2. Building Trust and Transparency in AI: The Foundation of Adoption
One of the most significant barriers to AI adoption in critical enterprise functions is a lack of trust. This isn’t just a “nice to have”; it’s a fundamental requirement, especially for technical users like storage engineers. As I’ve experienced, trust is paramount to building brand loyalty and ensuring the widespread adoption of new technologies.
My research into automation features provides a clear blueprint: users need to understand how information is gathered and analyzed. When designing and researching “smart” features, we found that providing access to logs, detailed timelines, and underlying data points was not merely a feature request, but a core component of building confidence. This transparency allows technical users to validate automation, debug potential issues, and, critically, develop conviction in the system’s reliability.
For AI-augmented collaboration, this translates to:
- Explainable AI (XAI) Principles: Users must understand why an AI tool made a suggestion, summarized information in a particular way, or flagged a specific issue. This might involve highlighting source documents, confidence scores, or the parameters used by the AI.
- Controllability and Overridability: Technical users, especially, need the ability to review, edit, and override AI suggestions. This ensures they remain in control and feel empowered, not supplanted.
- Clear Delineation of AI vs. Human Input: Clearly indicating what content or action was AI-generated versus human-generated prevents confusion and preserves accountability.
As UX Research practitioners we lead the charge in defining what “trustworthy AI” means for their specific user base, translating abstract principles into actionable product requirements and measurable outcomes.
3. Quantifying the Impact of AI on Collaboration
Our roles in UX Research extend beyond generating insights; our role is also about demonstrating tangible impact on business outcomes. For AI-augmented collaboration features, this requires a robust, continuous measurement strategy.
My work has emphasized the power of UX benchmarking as a methodology for iterative improvement. As detailed in my article, “Driving Product Enhancements Through UX Benchmarking: A Methodology for Iterative Improvement,” establishing clear baselines and tracking key performance indicators (KPIs) over time allows us to quantitatively measure the success or failure of new features and iterate based on data.
For AI-augmented collaboration, relevant KPIs might include:
- Time to Resolution/Completion: For shared tasks, has AI reduced the time it takes for a team to resolve an incident or complete a project phase?
- Reduction in Cross-Functional Handoff Errors: Is AI reducing miscommunications or errors during transitions between cross functional IT teams?
- Increased Knowledge Sharing: Are teams leveraging AI-generated summaries or insights more frequently, leading to higher rates of internal knowledge consumption?
- User Confidence and Adoption Rates: Tracking sentiment specifically related to AI features, alongside their usage frequency, to ensure they are being embraced rather than avoided.
- Perceived Collaboration Efficiency Score: A custom survey-based metric capturing users’ subjective experience of how efficiently their team collaborates with AI’s help.

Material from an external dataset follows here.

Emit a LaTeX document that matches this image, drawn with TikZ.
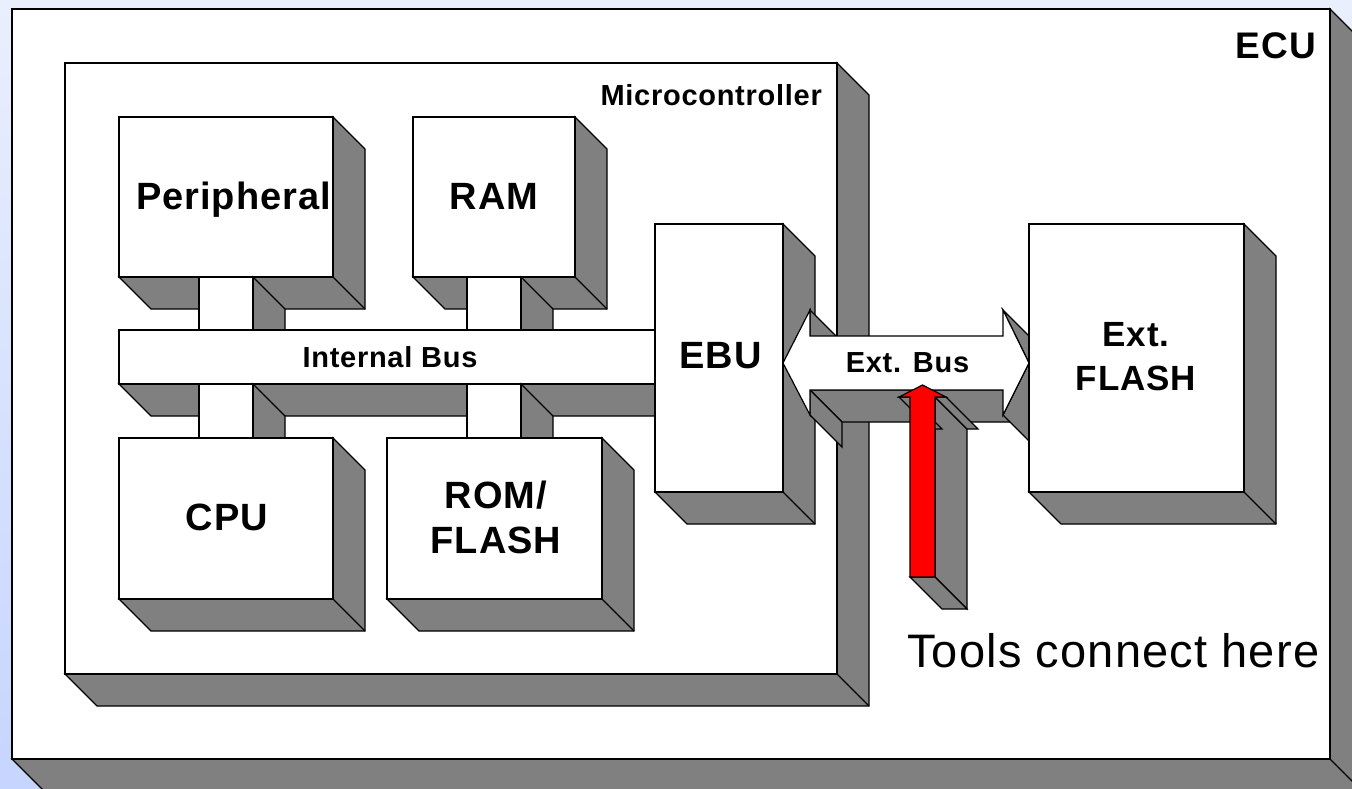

By continuously benchmarking these metrics, UX Researchers can articulate the ROI of AI investments, proving how they contribute not just to better user experience but to stronger team performance and, ultimately, more effective business operations.
Conclusion
The future of work in enterprise organizations is undeniably AI-augmented. As UX Research practitioners, we stand at the forefront of this evolution, not just observing, but actively shaping how AI integrates into the human-centric workflows of complex technical teams. By focusing on team-level impact, prioritizing transparency to build trust, and meticulously quantifying outcomes, UX Researchers ensure that AI truly serves to amplify human potential, fostering more connected and productive teams across the enterprise.